Control Snapshot Mode: The snapshot.mode setting can be tuned between initial, never, or schema_only depending on your use case.

Example snippet:

"max.batch.size": 2048,
"max.queue.size": 8192,
"poll.interval.ms": 1000,
"heartbeat.interval.ms": 10000,
"flush.size": 1024

Scaling Kafka Infrastructure for High Throughput

Debezium heavily relies on Kafka for transporting change events. Kafka cluster tuning is crucial:

Partitioning Strategy: Increase the number of partitions on source topics to parallelize consumption and increase throughput.
Broker Resource Allocation: Allocate sufficient CPU, memory, and disk I/O capacity to Kafka brokers to handle peak loads.
Replication Factor: Use appropriate replication to ensure fault tolerance without sacrificing write throughput.
Producer Configuration: Tune Kafka producer batch size, linger time, and compression (snappy or lz4) to optimize network usage and throughput.
Monitoring Kafka Metrics: Track broker and topic-level metrics such as under-replicated partitions, request latencies, and ISR (in-sync replica) counts.

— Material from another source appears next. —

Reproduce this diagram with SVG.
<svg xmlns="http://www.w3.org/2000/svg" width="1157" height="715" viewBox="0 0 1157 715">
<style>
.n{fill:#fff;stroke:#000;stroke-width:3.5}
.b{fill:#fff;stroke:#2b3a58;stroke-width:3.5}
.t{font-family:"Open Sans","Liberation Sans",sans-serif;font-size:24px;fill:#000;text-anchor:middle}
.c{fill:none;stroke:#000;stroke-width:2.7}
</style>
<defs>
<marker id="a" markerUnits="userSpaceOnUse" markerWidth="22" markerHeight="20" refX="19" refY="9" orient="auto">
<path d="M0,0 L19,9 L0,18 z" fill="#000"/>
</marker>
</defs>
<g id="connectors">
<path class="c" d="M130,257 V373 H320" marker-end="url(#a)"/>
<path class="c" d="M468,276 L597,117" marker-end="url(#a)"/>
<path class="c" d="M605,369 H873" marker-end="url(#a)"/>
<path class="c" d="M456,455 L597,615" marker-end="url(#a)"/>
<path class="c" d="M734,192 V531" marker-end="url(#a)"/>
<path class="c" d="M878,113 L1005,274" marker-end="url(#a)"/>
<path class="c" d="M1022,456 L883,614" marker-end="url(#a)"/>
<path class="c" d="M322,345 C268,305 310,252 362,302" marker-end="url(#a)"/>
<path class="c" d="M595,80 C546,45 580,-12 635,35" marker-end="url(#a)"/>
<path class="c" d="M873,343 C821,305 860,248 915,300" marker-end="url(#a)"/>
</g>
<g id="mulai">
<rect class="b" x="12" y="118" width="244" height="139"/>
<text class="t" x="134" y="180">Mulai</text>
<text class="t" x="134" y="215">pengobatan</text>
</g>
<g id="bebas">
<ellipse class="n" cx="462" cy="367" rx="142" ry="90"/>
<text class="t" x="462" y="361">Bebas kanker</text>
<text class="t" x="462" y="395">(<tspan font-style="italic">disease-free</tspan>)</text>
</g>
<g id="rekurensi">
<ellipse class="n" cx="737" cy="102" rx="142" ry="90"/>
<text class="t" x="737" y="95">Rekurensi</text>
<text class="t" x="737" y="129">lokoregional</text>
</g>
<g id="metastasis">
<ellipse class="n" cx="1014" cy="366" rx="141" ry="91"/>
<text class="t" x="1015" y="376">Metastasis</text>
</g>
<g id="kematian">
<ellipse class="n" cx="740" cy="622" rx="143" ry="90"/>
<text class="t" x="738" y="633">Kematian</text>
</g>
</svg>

Leveraging Debezium’s Distributed Connect Architecture

Debezium connectors run within Kafka Connect workers, which can be scaled horizontally:

Deploy Kafka Connect in distributed mode: This enables multiple worker nodes to share the workload, balancing connector tasks dynamically.
Increase Connector Tasks: Configure the number of tasks per connector (tasks.max) to parallelize reading from partitions or tables.
Isolate Heavy Workloads: Run separate Kafka Connect clusters for resource-intensive connectors.
Use Kafka Connect REST API: Automate scaling and monitor connector health programmatically.

Handling Large Tables and Schema Evolution

Large tables and frequent schema changes are common in enterprise setups:

Use Incremental Snapshotting: As noted, incremental snapshots avoid long lock times and reduce load.
Apply Transformation SMTs: Single Message Transforms can filter or modify events to reduce payload size.
Schema Registry Integration: Employ Confluent Schema Registry or Apicurio for managing Avro/JSON schemas and handling schema evolution seamlessly.
Avoid Full Snapshots in Production: Full snapshots can overwhelm both source databases and Kafka clusters; incremental and schema-only snapshots are preferred.

Resource Management and Monitoring Best Practices

Effective monitoring is key to scaling Debezium sustainably:

Monitor Connector Metrics: Track lag, error rates, snapshot progress, and offset commit failures.
Use Prometheus and Grafana: Integrate Debezium and Kafka Connect JMX metrics into Prometheus for alerting and dashboards.
Database Performance: Monitor source database replication lag, lock contention, and query performance.
Garbage Collection Tuning: Optimize JVM GC settings for Kafka Connect to reduce latency spikes.
Memory and CPU Profiling: Continuously profile Debezium workers to prevent resource exhaustion.

Conclusion

Scaling Debezium to handle large data volumes and high throughput requires a holistic approach combining connector tuning, Kafka infrastructure optimization, and robust monitoring. By carefully configuring snapshot modes, batching, and parallelism, and by leveraging Kafka’s scalable architecture, you can build fault-tolerant CDC pipelines capable of powering real-time analytics and data replication at enterprise scale.

Mastering these techniques will not only improve your Debezium deployment’s performance but will also ensure scalability and reliability as your data ecosystem grows.

Unlock the full potential of Debezium at scale and transform your data streaming architecture today.